The landscape painter, perhaps, goes even further. It is not only in living beings that he sees the reflection of the universal soul; it is in the trees, the bushes, the valleys, the hills. What to other men is only wood and earth appears to the great landscapist like the face of a great being. Corot saw kindness abroad in the trunks of the trees, in the grass of the fields, in the mirroring water of the lakes. But there Millet read suffering and resignation.
Everywhere the great artist hears spirit answer to his spirit. Where, then, can you find a more religious man?
Does not the sculptor perform his act of adoration when he perceives the majestic character of the forms that he studies? — when, from the midst of fleeting lines, he knows how to extricate the eternal type of each being? — when he seems to discern in the very breast of the divinity the immutable models on which all living creatures are moulded? Study, for example, the masterpieces of the Egyptian sculptors, either human or animal figures, and tell me if the accentuation of the essential lines does not produce the effect of a sacred hymn. Every artist who has the gift of generalizing forms, that is to say, of accenting their logic without depriving them of their living reality, provokes the same religious emotion; for he communicates to us the thrill he himself felt before the immortal verities.

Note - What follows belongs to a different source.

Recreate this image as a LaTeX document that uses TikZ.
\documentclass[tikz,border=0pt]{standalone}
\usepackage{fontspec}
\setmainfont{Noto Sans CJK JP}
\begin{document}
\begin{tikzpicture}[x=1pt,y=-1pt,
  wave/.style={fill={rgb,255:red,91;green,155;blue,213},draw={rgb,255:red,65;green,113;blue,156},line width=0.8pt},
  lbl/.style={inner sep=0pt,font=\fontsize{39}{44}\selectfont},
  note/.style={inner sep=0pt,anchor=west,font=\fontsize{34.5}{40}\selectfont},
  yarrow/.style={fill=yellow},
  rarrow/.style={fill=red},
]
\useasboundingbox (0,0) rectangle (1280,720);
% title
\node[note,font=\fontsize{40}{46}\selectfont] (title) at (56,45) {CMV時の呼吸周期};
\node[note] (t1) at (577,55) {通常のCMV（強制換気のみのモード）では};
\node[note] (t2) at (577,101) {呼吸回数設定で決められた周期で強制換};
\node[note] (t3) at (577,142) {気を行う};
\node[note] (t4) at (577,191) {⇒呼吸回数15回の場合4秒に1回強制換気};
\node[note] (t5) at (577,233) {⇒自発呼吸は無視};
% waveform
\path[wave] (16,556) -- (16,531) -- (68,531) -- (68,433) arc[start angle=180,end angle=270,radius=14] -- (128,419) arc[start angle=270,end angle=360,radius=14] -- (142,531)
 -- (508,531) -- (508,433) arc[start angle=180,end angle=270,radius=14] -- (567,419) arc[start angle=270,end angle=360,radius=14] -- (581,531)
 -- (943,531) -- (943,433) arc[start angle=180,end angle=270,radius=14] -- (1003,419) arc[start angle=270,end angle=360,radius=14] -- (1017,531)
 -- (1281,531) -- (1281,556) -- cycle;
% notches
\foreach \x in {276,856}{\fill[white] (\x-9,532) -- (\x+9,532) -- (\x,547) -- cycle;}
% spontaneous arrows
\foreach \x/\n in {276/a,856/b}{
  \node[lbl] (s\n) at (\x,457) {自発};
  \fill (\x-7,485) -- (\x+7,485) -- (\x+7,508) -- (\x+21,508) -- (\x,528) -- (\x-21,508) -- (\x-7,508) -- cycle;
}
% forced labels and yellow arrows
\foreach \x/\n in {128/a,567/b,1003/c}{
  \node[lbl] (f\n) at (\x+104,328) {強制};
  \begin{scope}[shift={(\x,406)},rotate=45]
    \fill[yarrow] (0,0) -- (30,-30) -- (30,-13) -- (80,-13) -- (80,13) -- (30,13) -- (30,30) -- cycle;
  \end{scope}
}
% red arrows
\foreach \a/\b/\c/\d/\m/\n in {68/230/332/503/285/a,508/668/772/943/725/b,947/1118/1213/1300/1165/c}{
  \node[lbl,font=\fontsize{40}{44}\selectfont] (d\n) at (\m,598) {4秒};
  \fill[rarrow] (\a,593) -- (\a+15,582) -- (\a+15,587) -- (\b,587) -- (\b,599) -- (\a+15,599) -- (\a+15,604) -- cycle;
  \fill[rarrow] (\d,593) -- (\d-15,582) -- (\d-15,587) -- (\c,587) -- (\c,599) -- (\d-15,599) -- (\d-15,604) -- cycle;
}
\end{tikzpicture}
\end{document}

An artist worthy of the name should express all the truth of nature, not only the exterior truth, but also, and above all, the inner truth.

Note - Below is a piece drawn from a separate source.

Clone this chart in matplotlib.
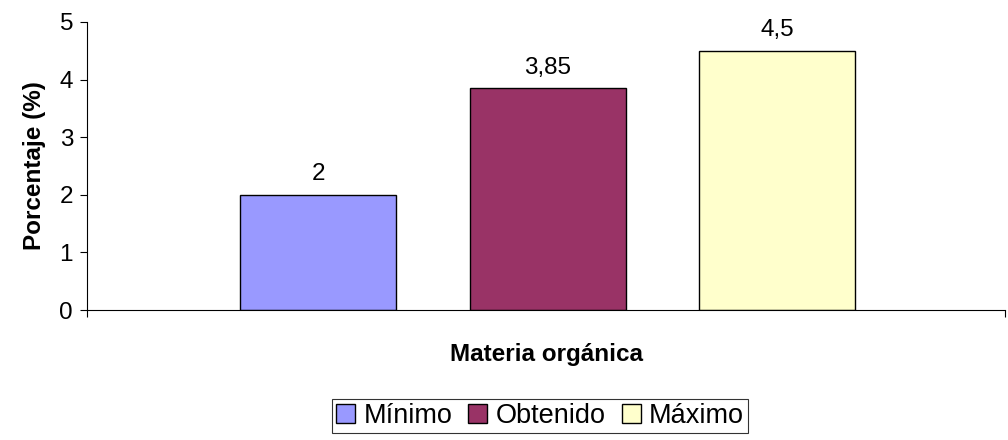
import matplotlib
matplotlib.use("Agg")
import matplotlib.pyplot as plt

plt.rcParams['font.family'] = ['Liberation Sans', 'DejaVu Sans']

series = ['Mínimo', 'Obtenido', 'Máximo']
values = [2, 3.85, 4.5]
value_labels = ['2', '3,85', '4,5']
colors = ['#9999FF', '#993366', '#FFFFCC']

fig = plt.figure(figsize=(10.08, 4.4), dpi=100)
ax = fig.add_axes([87 / 1008, 1 - 310 / 440, 918 / 1008, 288 / 440])

offsets = [-0.248, 0.002, 0.252]
for off, v, lab, c, name in zip(offsets, values, value_labels, colors, series):
    ax.bar(0.5 + off, v, width=0.17, color=c, edgecolor='black', linewidth=1, label=name)
    ax.annotate(lab, (0.5 + off, v), xytext=(0, 7), textcoords='offset points',
                ha='center', va='bottom', fontsize=17.5)

ax.set_xlim(0, 1)
ax.set_ylim(0, 5)
ax.set_yticks([0, 1, 2, 3, 4, 5])
ax.set_xticks([0, 1])
ax.set_xticklabels(['', ''])
ax.tick_params(axis='y', labelsize=17.5, length=5, width=0.8, direction='out', pad=5)
ax.tick_params(axis='x', length=5, width=0.8, direction='out')
for s in ['top', 'right']:
    ax.spines[s].set_visible(False)
ax.spines['left'].set_linewidth(0.8)
ax.spines['bottom'].set_linewidth(0.8)

ax.set_ylabel('Porcentaje (%)', fontsize=17.5, fontweight='bold', labelpad=10)
fig.text(546 / 1008, 1 - 355 / 440, 'Materia orgánica', ha='center', va='center',
         fontsize=17.5, fontweight='bold')

leg = fig.legend(loc='center', bbox_to_anchor=(540 / 1008, 1 - 416 / 440), ncol=3,
                 fontsize=19.5, frameon=True, fancybox=False, edgecolor='black',
                 handlelength=0.7, handleheight=0.7, handletextpad=0.3,
                 columnspacing=0.6, borderpad=0.15, borderaxespad=0)
leg.get_frame().set_linewidth(0.8)

fig.savefig('out.png', dpi=100)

When a good sculptor models a torso, he not only represents the muscles, but the life which animates them — more than the life, the force that fashioned them and communicated to them, it may be, grace or strength, or amorous charm, or indomitable will.
In the works of Michael Angelo, the creative force seems to rumble; in those of Luca della Robbia it smiles divinely. So each sculptor, following his temperament, lends to nature a soul either terrible or gentle.
If the artist only reproduces superficial features as photography does, if he copies the lineaments of a face exactly, without reference to character, he deserves no admiration. The resemblance which he ought to obtain is that of the soul; that alone matters; it is that which the sculptor or painter should seek beneath the mask of features.
In general, it is possible to say that in artists as deliberate, as careful as [Durer and Holbein], drawing is particularly tight and the color is as cold as the verity of mathematics. In other artists, on the contrary, in those who are the poets of the heart, like Raphael, Correggio, Andrea del Sarto, line has more suppleness and color, more winning tenderness. In others whom we call realists that is to say, whose sensibility is more exterior, in Rubens, Velasquez, Rembrandt, for example, line has a living charm with its force and its repose, and the color sometimes bursts into a fanfare of sunlight, sometimes fades into mist.
So, the modes of expression of men of genius differ as much as their souls, and it is impossible to say that in some among them drawing and color are better or worse than in others.